As of March 23, 2026, the era of effortless double-digit returns in the U.S. equity markets is facing its most rigorous structural challenge in a generation. Following a blistering performance in 2024 and 2025 that saw the S&P 500 (NYSEARCA: SPY) reach repeated all-time highs, the "Dead Decade" warnings first issued by Goldman Sachs and Vanguard in late 2024 have transitioned from abstract forecasts to an urgent reality. Today’s market is defined by a paradox: record valuations sitting atop a foundation of extreme concentration, leaving investors to wonder if the gains of the last two years were simply a "front-loading" of returns that will leave the rest of the decade hollow.

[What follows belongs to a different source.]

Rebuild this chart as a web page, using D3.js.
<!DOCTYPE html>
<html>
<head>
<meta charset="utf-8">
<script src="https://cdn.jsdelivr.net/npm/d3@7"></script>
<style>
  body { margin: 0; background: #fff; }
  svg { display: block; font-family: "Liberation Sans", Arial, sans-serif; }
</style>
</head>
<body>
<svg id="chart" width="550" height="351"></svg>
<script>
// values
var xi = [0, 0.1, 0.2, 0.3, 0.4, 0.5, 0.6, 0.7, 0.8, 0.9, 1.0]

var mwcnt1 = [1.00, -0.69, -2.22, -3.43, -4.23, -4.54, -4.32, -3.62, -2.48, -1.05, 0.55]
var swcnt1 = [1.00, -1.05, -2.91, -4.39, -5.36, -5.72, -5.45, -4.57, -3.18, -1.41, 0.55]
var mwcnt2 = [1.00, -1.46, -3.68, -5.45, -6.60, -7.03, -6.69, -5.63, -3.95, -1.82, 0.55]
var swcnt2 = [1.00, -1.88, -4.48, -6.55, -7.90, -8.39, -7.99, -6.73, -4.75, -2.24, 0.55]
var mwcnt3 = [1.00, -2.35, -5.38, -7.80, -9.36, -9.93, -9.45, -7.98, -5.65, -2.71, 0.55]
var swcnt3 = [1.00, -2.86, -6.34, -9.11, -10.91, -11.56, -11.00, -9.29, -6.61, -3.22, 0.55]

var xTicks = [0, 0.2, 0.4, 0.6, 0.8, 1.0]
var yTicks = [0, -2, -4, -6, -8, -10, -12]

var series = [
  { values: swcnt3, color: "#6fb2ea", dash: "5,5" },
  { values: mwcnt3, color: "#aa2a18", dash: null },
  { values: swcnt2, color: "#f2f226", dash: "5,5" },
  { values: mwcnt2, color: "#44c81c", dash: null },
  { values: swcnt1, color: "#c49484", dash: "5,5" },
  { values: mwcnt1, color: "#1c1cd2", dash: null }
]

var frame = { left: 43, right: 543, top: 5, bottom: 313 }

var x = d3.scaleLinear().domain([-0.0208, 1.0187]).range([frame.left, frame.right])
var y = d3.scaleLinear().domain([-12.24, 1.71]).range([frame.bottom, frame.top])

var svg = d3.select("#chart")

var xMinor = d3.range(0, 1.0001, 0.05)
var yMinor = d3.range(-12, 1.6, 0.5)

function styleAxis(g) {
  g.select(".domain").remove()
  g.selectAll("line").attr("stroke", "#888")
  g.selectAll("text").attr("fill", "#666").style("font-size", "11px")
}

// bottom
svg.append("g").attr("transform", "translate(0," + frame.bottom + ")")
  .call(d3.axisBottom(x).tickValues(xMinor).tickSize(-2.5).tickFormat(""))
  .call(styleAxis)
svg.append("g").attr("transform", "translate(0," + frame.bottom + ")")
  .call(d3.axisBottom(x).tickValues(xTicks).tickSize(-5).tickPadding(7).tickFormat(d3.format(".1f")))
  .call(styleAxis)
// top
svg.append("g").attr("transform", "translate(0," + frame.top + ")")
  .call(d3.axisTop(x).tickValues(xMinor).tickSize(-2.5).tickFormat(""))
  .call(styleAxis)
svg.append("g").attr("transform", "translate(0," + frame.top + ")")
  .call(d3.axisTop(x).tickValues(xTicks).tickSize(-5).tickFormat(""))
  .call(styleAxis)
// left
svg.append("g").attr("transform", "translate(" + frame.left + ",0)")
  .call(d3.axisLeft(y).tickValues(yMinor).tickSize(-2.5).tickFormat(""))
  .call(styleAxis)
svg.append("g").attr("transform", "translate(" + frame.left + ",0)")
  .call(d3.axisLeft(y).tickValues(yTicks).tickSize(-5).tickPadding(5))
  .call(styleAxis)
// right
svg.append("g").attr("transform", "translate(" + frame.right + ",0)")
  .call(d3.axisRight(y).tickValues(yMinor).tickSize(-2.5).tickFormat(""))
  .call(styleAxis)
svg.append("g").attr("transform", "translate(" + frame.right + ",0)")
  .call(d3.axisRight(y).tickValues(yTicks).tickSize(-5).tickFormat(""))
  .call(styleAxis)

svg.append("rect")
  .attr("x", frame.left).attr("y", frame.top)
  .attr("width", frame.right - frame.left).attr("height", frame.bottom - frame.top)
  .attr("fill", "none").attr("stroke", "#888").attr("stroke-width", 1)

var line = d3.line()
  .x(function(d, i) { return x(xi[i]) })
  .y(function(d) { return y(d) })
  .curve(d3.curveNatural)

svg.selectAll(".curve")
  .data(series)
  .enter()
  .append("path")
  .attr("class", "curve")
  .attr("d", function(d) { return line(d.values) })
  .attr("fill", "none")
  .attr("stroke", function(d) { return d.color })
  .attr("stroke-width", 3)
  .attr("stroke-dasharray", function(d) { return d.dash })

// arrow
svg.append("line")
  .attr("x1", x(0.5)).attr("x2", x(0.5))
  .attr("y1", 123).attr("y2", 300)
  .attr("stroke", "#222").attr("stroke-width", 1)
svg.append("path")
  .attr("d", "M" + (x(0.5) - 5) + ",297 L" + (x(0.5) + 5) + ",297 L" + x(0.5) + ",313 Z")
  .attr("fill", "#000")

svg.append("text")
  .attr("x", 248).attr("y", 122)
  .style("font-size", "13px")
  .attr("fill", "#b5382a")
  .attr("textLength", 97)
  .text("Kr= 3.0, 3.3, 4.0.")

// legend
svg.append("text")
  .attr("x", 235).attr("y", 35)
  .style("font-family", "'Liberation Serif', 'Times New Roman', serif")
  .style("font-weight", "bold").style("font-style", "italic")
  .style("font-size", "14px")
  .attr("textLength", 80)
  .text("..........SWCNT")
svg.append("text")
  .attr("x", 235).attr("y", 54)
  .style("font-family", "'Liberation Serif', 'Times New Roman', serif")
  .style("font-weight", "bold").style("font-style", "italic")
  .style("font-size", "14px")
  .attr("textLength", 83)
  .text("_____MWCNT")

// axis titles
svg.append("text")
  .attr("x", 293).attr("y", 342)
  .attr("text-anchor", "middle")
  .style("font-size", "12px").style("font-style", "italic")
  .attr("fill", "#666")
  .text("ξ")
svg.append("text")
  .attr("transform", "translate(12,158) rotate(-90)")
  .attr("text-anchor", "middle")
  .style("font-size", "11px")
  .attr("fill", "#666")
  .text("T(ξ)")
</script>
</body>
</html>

The immediate implications are already being felt across the financial landscape. Institutional capital is beginning a "Great Rotation," fleeing the market-cap-weighted giants that dominated the last ten years in favor of equal-weighted indices, international equities, and high-yield defensive sectors. With the Cyclically Adjusted Price-to-Earnings (CAPE) ratio hovering near the 97th percentile of its historical range, the margin for error has vanished. For the average investor, the 10-year outlook has shifted from "growth at any price" to a desperate search for "sound money" and yield, as the prospect of 3% to 5% annual returns through 2035 becomes the new baseline.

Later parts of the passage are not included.